Fulvia Salvarani, presidente dell’Associazione del Cappelletto Reggiano, parla di “un autentico prestito di saperi, una generazione di nuove conoscenze, che ha visto protagonisti bambini e adulti insieme. Questi bambini ora conoscono, molto più di tanti adulti, questa tradizione e un po’ di storia di Reggio. Per me è stato importante che ci sia stata questa consegna di una manualità antica che riguarda la preparazione del cibo, manualità che si ripete sempre meno. La città di Reggio Emilia potrebbe diventare una città pilota nella salvaguardia di manualità culinarie e gastronomiche che rischiano di andare perdute”.

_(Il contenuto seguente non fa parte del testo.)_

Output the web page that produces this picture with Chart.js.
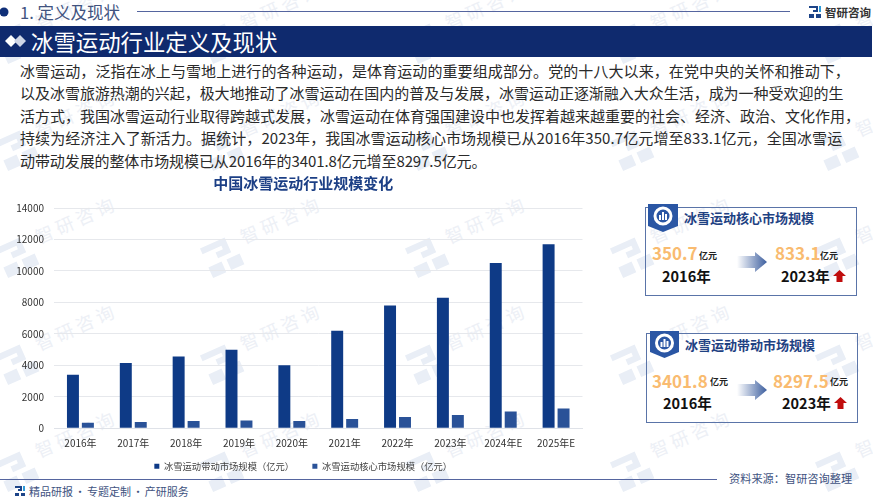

Per Paola Cavazzoni, ad di Pause: “I bambini sono interessati a conoscere, i segni, le storie, l’origine dei sapori che tratteggiano la cultura dei luoghi che abitano e che vivono. Ne sono curiosi e insieme abili interpreti, capaci di rigenerare il senso di antiche tradizioni e gesti quotidiani aggiungendo nuovi ingredienti che i sapori sanno suggerire e gli immaginari sanno disegnare. Il cappelletto e il profumo del brodo creano sensazioni famigliari di festa, di gioia dello stare insieme a tavola e sono stati in grado di mettere in relazione più culture”.
La ricetta sostenibile e democratica del cappelletto ora ha ambasciatori nel futuro e questa esplorazione nel gusto, nella storia e nelle tradizioni potrà essere riproposta ad altre scuole e altri pubblici, continuando il passaggio di consegne.